I assume packages such as WireGL/Chromium will be offered, but this is a solution only for OpenGL codes. What else will be developed and deployed and what kinds of support will be offered?

Answer:
Visualization resources have been offered via the Internet in various forms such as rendering farms. The ETF visualization services will build on this concept both in terms of “batch” capabilities as well as streaming capabilities.

The current ETF management organization has a visualization services working group that is in the process of testing and evaluating several dozen tools and libraries for potential inclusion in the ETF visualization services. This working group expects to finalize an initial set of tools and libraries in early 2003.

Question:
I would like to set up a data staging and access service for external VO's such as iVDGL and ATLAS (high energy physics experiment) at the University of Chicago. This would provide a point of service for large-scale data staging to and from ETF from external networks peered in Chicago: Abilene, Esnet, and the dedicated CERN and Amsterdam (Surfnet) links.

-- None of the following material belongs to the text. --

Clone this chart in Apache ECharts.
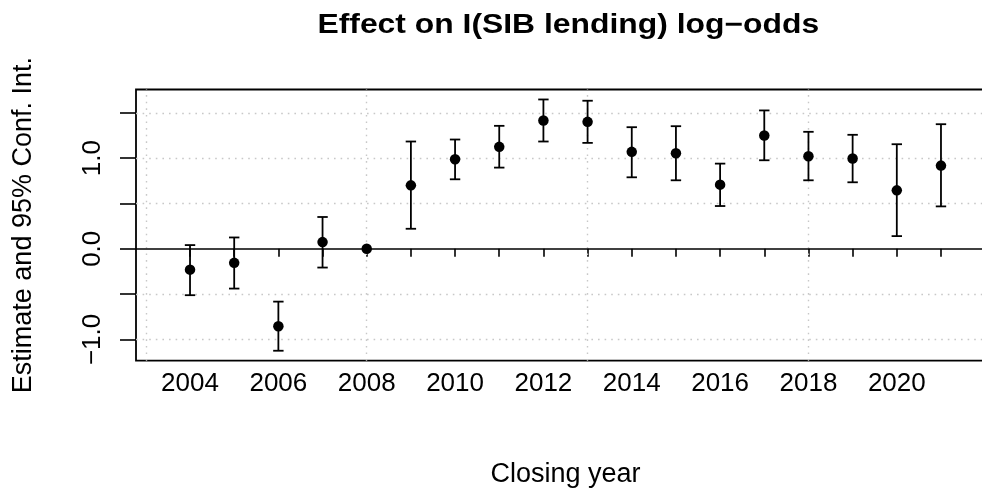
<!DOCTYPE html>
<html>
<head>
<meta charset="utf-8">
<script src="https://cdn.jsdelivr.net/npm/echarts@6/dist/echarts.min.js"></script>
<style>html,body{margin:0;padding:0;background:#fff}#c{width:982px;height:491px}</style>
</head>
<body>
<div id="c"></div>
<script>
const years     = [2004, 2005, 2006, 2007, 2008, 2009, 2010, 2011, 2012, 2013, 2014, 2015, 2016, 2017, 2018, 2019, 2020, 2021];
const estimates = [-0.23, -0.155, -0.855, 0.074, 0.0, 0.70, 0.988, 1.125, 1.416, 1.401, 1.070, 1.055, 0.708, 1.250, 1.021, 0.996, 0.645, 0.918];
const lower     = [-0.512, -0.439, -1.125, -0.207, null, 0.221, 0.767, 0.896, 1.184, 1.169, 0.789, 0.756, 0.472, 0.977, 0.756, 0.734, 0.140, 0.468];
const upper     = [0.041, 0.125, -0.583, 0.351, null, 1.184, 1.206, 1.357, 1.648, 1.634, 1.342, 1.353, 0.940, 1.527, 1.291, 1.258, 1.154, 1.375];
const xLabelYears = [2004, 2006, 2008, 2010, 2012, 2014, 2016, 2018, 2020];
const yTickValues = [-1.0, -0.5, 0.0, 0.5, 1.0, 1.5];
const yLabelValues = [-1.0, 0.0, 1.0];
const xGridValues = [2003, 2008, 2013, 2018];
const yGridValues = [-1.0, -0.5, 0.5, 1.0, 1.5];
const titleText = 'Effect on I(SIB lending) log\u2212odds';

const FONT = '"Liberation Sans", Arial, Helvetica, sans-serif';
const chart = echarts.init(document.getElementById('c'), null, {renderer: 'canvas'});

const barData = years.map((y, i) => [y, lower[i], upper[i]]).filter(d => d[1] !== null);
const ptData = years.map((y, i) => [y, estimates[i]]);
const dotted = {color: '#c8c8c8', width: 1.4, type: [1.6, 5]};

const gridLineData = [
  ...xGridValues.map(v => ({xAxis: v, lineStyle: dotted})),
  ...yGridValues.map(v => ({yAxis: v, lineStyle: dotted}))
];

chart.setOption({
  animation: false,
  backgroundColor: '#fff',
  graphic: [{
    type: 'group', x: 568.3, y: 12, scaleX: 1.18,
    children: [{
      type: 'text', x: 0, y: 0,
      style: {text: titleText, textAlign: 'center', textVerticalAlign: 'top',
        font: 'bold 27px ' + FONT, fill: '#000'}
    }]
  }],
  grid: {left: 136, top: 89.5, width: 859, bottom: 130.3, outerBoundsMode: 'none', containLabel: false,
    show: true, borderColor: '#000', borderWidth: 1.8, backgroundColor: 'transparent'},
  xAxis: {
    type: 'value', min: 2002.777, max: 2022.223,
    name: 'Closing year', nameLocation: 'middle', nameGap: 100,
    nameTextStyle: {fontFamily: FONT, fontSize: 27, color: '#000'},
    axisLine: {show: false},
    axisTick: {show: true, inside: false, length: 8, customValues: years, lineStyle: {color: '#000', width: 1.6}},
    axisLabel: {customValues: xLabelYears, margin: 10, fontFamily: FONT, fontSize: 26, color: '#000', formatter: v => String(v)},
    splitLine: {show: false}
  },
  yAxis: {
    type: 'value', min: -1.235, max: 1.758,
    name: 'Estimate and 95% Conf. Int.', nameLocation: 'middle', nameGap: 99, nameRotate: 90,
    nameTextStyle: {fontFamily: FONT, fontSize: 27, color: '#000'},
    axisLine: {show: false},
    axisTick: {show: true, inside: false, length: 16, customValues: yTickValues, lineStyle: {color: '#000', width: 1.6}},
    axisLabel: {customValues: yLabelValues, rotate: 90, margin: 30, fontFamily: FONT, fontSize: 26, color: '#000',
      formatter: v => (v < 0 ? '\u2212' : '') + Math.abs(v).toFixed(1)},
    splitLine: {show: false}
  },
  series: [
    {
      type: 'line', data: [], z: 1,
      markLine: {silent: true, symbol: 'none', z: 1, label: {show: false}, animation: false, data: gridLineData}
    },
    {
      type: 'line', data: [], z: 2,
      markLine: {silent: true, symbol: 'none', z: 2, label: {show: false}, animation: false,
        data: [{yAxis: 0, lineStyle: {color: '#000', width: 1.7, type: 'solid'}}]}
    },
    {
      type: 'custom',
      data: barData,
      z: 5,
      renderItem: function (params, api) {
        const x = api.value(0);
        const lo = api.coord([x, api.value(1)]);
        const hi = api.coord([x, api.value(2)]);
        const hw = 5.2;
        const st = {stroke: '#000', lineWidth: 1.8};
        return {
          type: 'group',
          children: [
            {type: 'line', shape: {x1: lo[0], y1: lo[1], x2: hi[0], y2: hi[1]}, style: st},
            {type: 'line', shape: {x1: lo[0] - hw, y1: lo[1], x2: lo[0] + hw, y2: lo[1]}, style: st},
            {type: 'line', shape: {x1: hi[0] - hw, y1: hi[1], x2: hi[0] + hw, y2: hi[1]}, style: st}
          ]
        };
      }
    },
    {
      type: 'scatter',
      data: ptData,
      symbol: 'circle', symbolSize: 10.5, z: 10,
      itemStyle: {color: '#000', opacity: 1}
    }
  ]
});
</script>
</body>
</html>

We have an I-WIRE termination in the Geological Sciences building. What additional costs would be associated with using the fiber optic link to the Chicago Starlight hub?

Answer:
It is expected that sites will connect using a minimum of one 10 Gb/s channel. The connecting site is responsible for the bandwidth and all equipment required to connect to the ETF hub router and to the site ETF resources. For a single 10 Gb/s channel this means (a) a 10 Gb/s interface to the hub router (specifically a Juniper T640 in the current ETF architecture), (b) a backplane border router located at the connecting site, (c) a 10 Gb/s WAN interface for the backplane border router, and (d) a 10 Gb/s LAN or multiple 1 Gb/s LAN interfaces for the backplane border router.

The backplane border router must be close enough to the resource being connected that these 10 or multiple 1 Gb/s LAN interfaces can be directly connected without intermediate IP networks, firewalls, or other devices.

The 10 Gb/s bandwidth between these two routers requires optical fiber end-to-end. In some cases this can be provided by a commercial service provider. In other cases the long distance portion may be provided by a commercial service provider and the local connection at the site may be provided by the site.